Думаю, что и в нашей бурной дружбе с ней в ту пору был большой «процент» обоюдной творческой нереализованности. Не имея возможности играть на сцене, Стрижуля внимательно следила за столичной театральной жизнью, хорошо ориентировалась в русском и зарубежном кино, в мире актеров и режиссеров. Меня же, наоборот, в ту пору театр интересовал мало. В душе моей бушевал прекрасный океан классической музыки. Кроме того, еще в школе я была горячо увлечена оперой и русской живописью, которую Стрижуля знала меньше. В юности эстетические переживания столь сильны, что для них необходимы «свободные уши», – человек, который будет терпеливо и внимательно слушать твои излияния по поводу Нонны Мордюковой и Олега Янковского Моцарта или Шуберта, Сурикова и Серова. Такими «ушами», видимо, мы и стали друг для друга. Это было общение, которое обогащало нас обеих.
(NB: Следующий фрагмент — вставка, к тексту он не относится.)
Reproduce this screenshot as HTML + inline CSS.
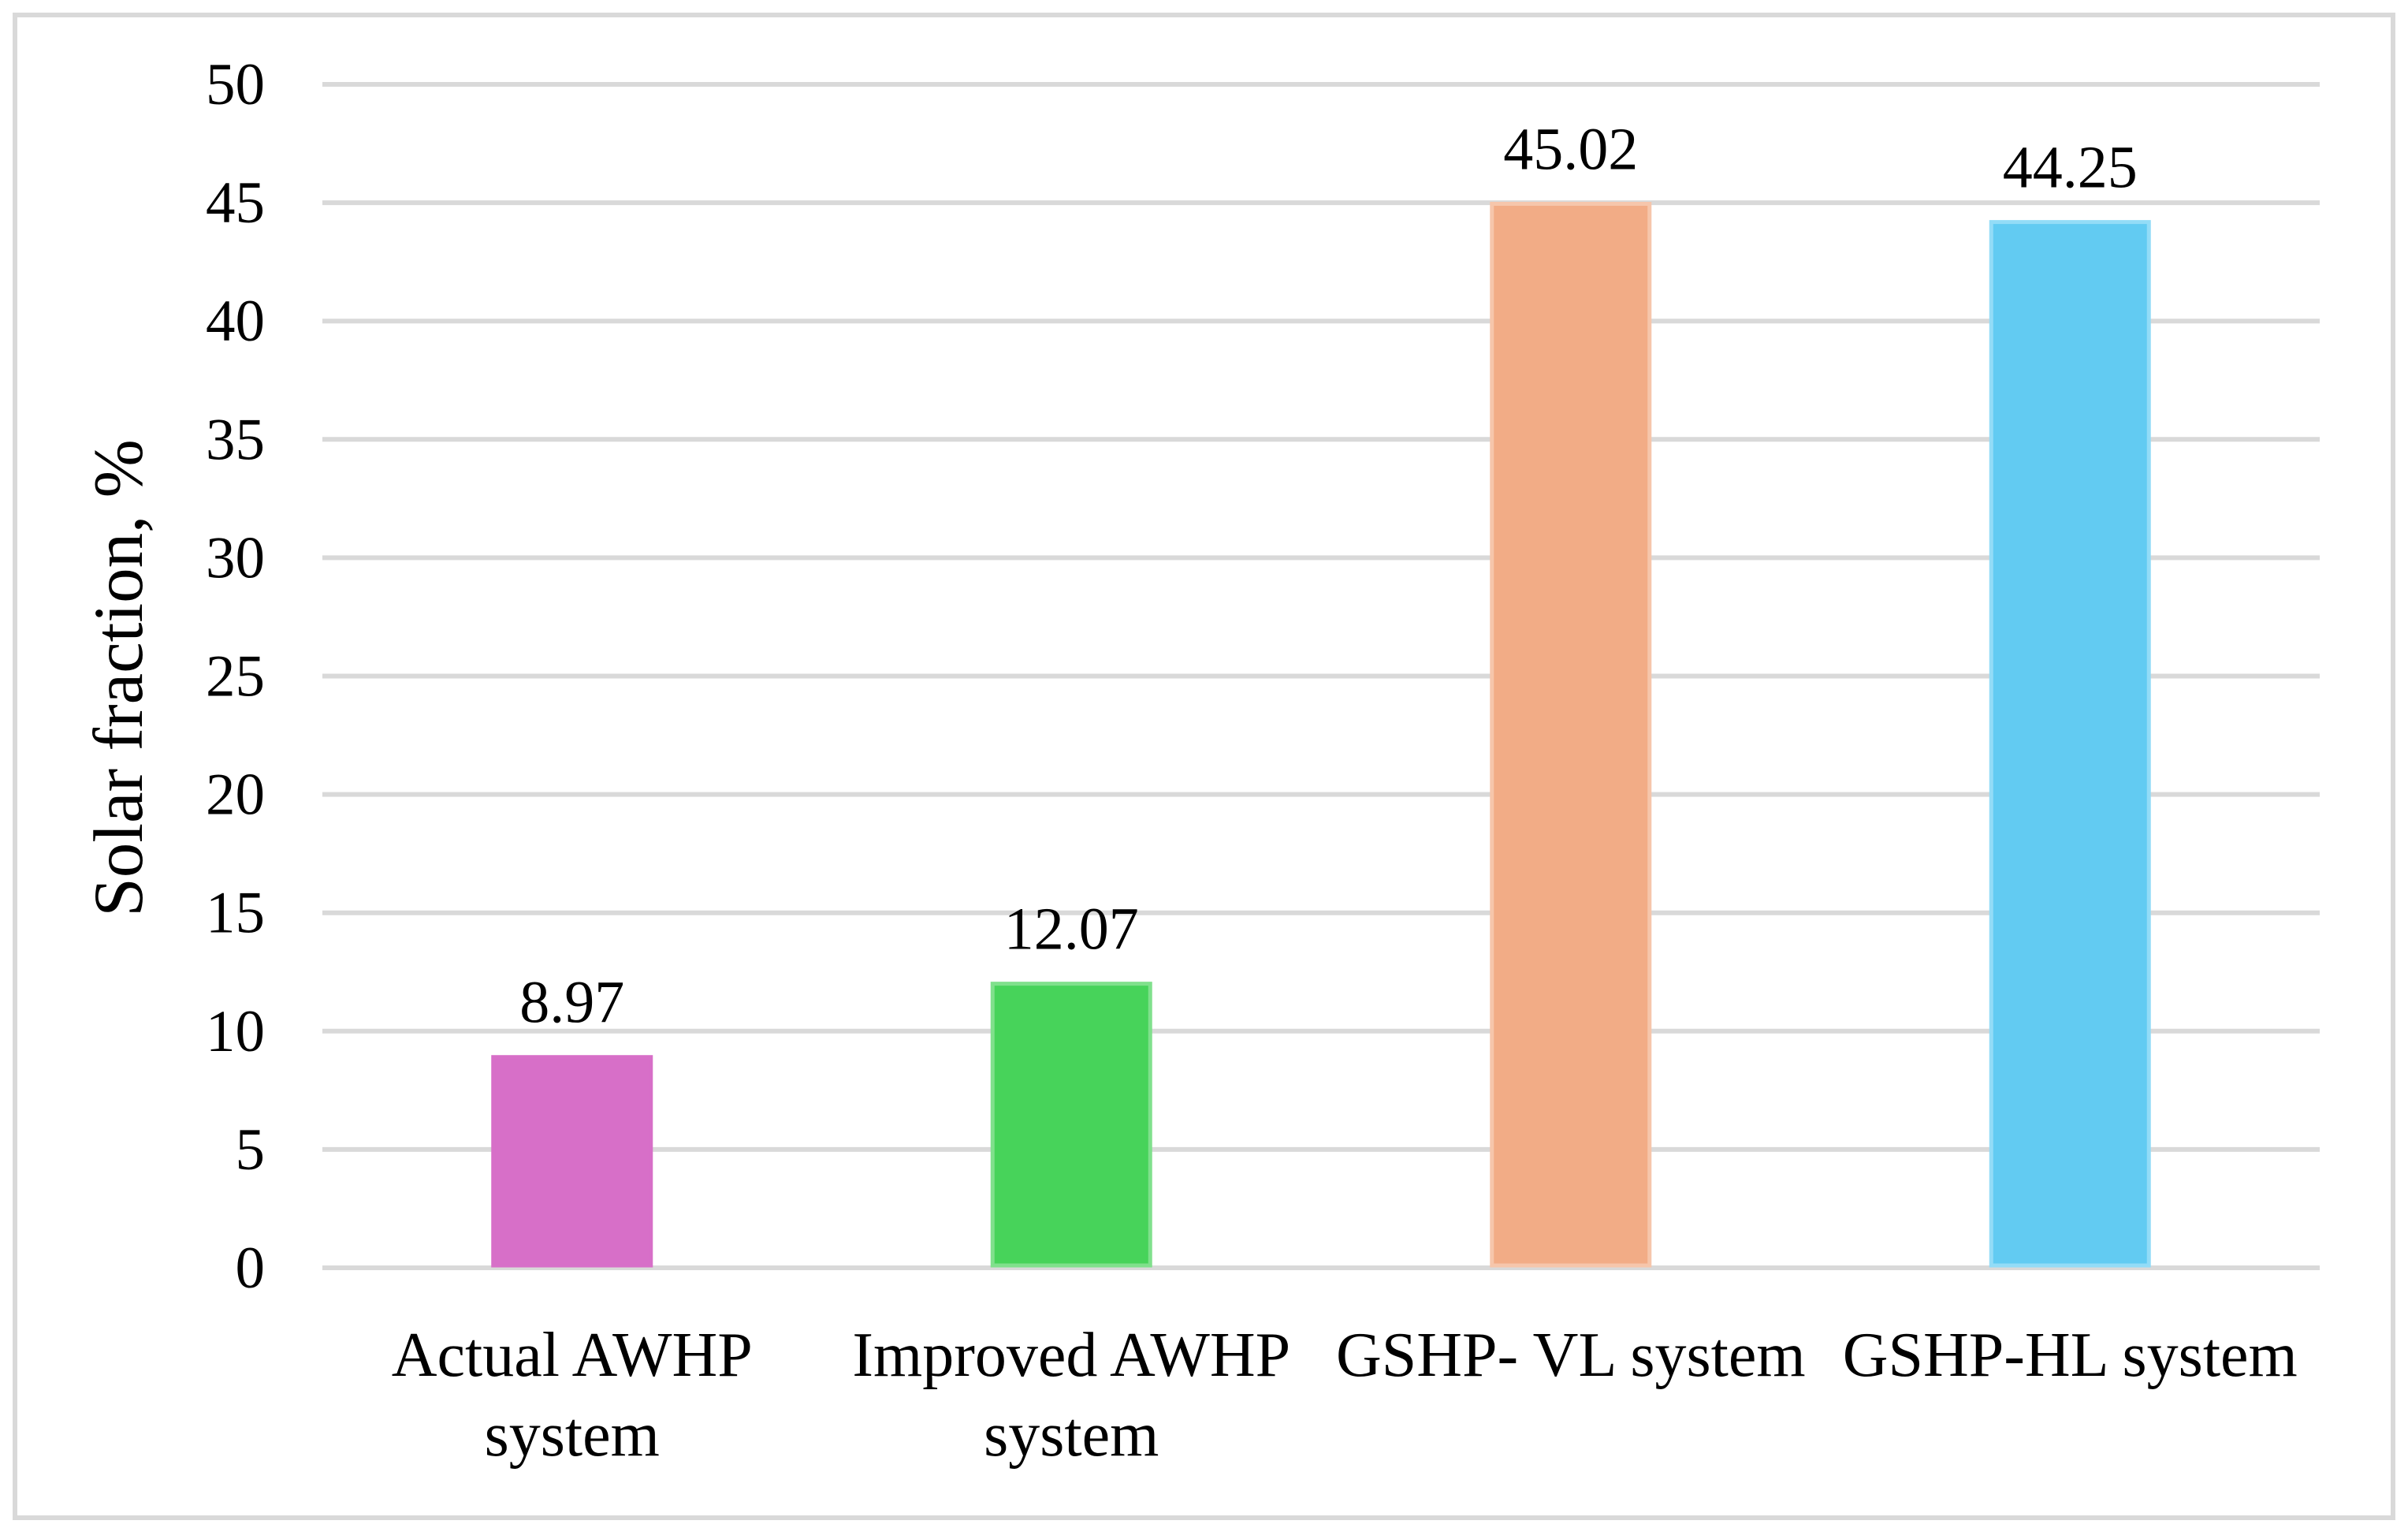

От Стрижули я впервые услышала много незнакомых для себя имен из большого театрального мира. Личность Михаила Чехова ее поражала. Величавые старики МХАТа – Грибов, Яншин, Прудкин, Пельтцер и другие вызывали восхищение. Через нее узнала я актеров нового поколения: Павла Луспекаева, Евгения Урбанского, Любовь Соколову… Много живых подробностей знала она о Людмиле Гурченко, после «Карнавальной ночи» пережившей долгое забвение. Часто с особой теплотой говорила о любимых преподавателях театрального училища: Владимире Израилевиче Симоновском и Виталии Борисовиче Мерецком, который в ответ на ее сетования утешал: «Не горюй. Все еще будет. Твои главные роли – после сорока».

Но до сорокалетнего возраста ее было еще так далеко! Пустые годы без ролей одного актера могут загнать в депрессию и пьянство, а для другого стать временем непрерывного внутреннего возрастания, в смысле накопления культурного багажа, с которым он потом выйдет на сцену. По этому второму пути она и пошла.